To mark my return to more regular blogging, I thought I would start with the best management book I've read on anything in a very long time, and certainly, if the Jack and Todd were to published a revised version of the 100 Best Business Books, I would put it at the top of the list among all the business books published since they picked their favorites. The book is Collaboration, by Morten Hansen, who is a Professor at both UC Berkeley and Insead, and also has extensive experience working and consulting in industry. The questions of when encouraging versus discouraging collaboration is Best, what gets in the way of it happening, how to make it happen when you want it, and how to be a collaborative leader-- without being a doormat -- are issues that face every organization and every manager. Hansen knows more about this subject as a researcher than anyone out there right now, and because he has worked with real organizations and real leaders, the result is a book that is based on the best evidence, a delight to read because the stories are so good, and relentlessly useful.
For example, while most authors present simple minded arguments, Hansen's Chapter 2 shows the costs and benefits of collaboration, and provides a simple way for managers to decide when it is worth the trouble or not. The next three chapters, the heart of the book, really show-off Hansen's skill, as they provide three simple and powerful solutions --- Unify people, cultivate T shaped management, and build nimble networks. Hansen was co-author of the original Harvard Business Review article that popularized the notion of T shaped people, a mantra that is used at both IDEO and the Stanford d.school to describe people who have both deep skills in one or a few areas and who do their own jobs well and also have the ability to work with others, to share ideas with them, to be be civilized, and contribute to the whole. This the best chapter I've ever read on hiring, breeding, and (when necessary) firing people to create a collaborative workplace -- rather than getting hung up on theory, research or ideology, or committing the alternate sin of make excessive claims, telling stories that are fun but useless, or glossing over the difficulties, Hansen provides evidence-based ideas that bosses can actually used and shows how they have been used, things like not tolerating destructive lone stars, how to use both selection methods to find T shaped people and pay, coaching and promotion to breed T shaped people. And he shows how the most widely used pay for performance systems often undermine collaboration and what can be done to design systems to reverse these ills.
If you want to get a fuller taste of the book and Morten, there is a free video at BNET of Morten talking about the book here, check it out.

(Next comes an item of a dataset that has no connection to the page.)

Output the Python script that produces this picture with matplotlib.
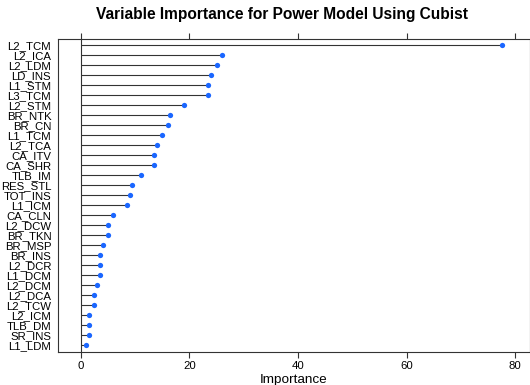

Finally, a little editorial note. This book was published in May, and although everyone I know who has read it will tell you how great it is, it has not exactly become a blockbuster bestseller. Some 11,000 business books a year are published and it is difficult (and requires a lot of luck) to write a book that has a big impact on the market. Morten even got Jim Collins to write a very nice foreword. In fact, with all due respect to Collins, I think Collaboration is better book than Good to Great -- because it is based on better evidence and provides more details about what managers can actually do. I am hoping that, like Clay Christensen's Innovator's Dilemma, which languished for a year before Andy Grove discovered it and talked it up, that despite Collaboration's modest start, the story will be the same. This is a book that can help every manager do his or her job better, it is a delight to read, and does not contain an iota of breathless hype or bullshit. This is the kind of book we need right now. I think that, in addition to this post, I will put up an Amazon review today to do my little part too. I urge you to check out Morten on BNET and read the opening pages on Amazon, this is quite a book.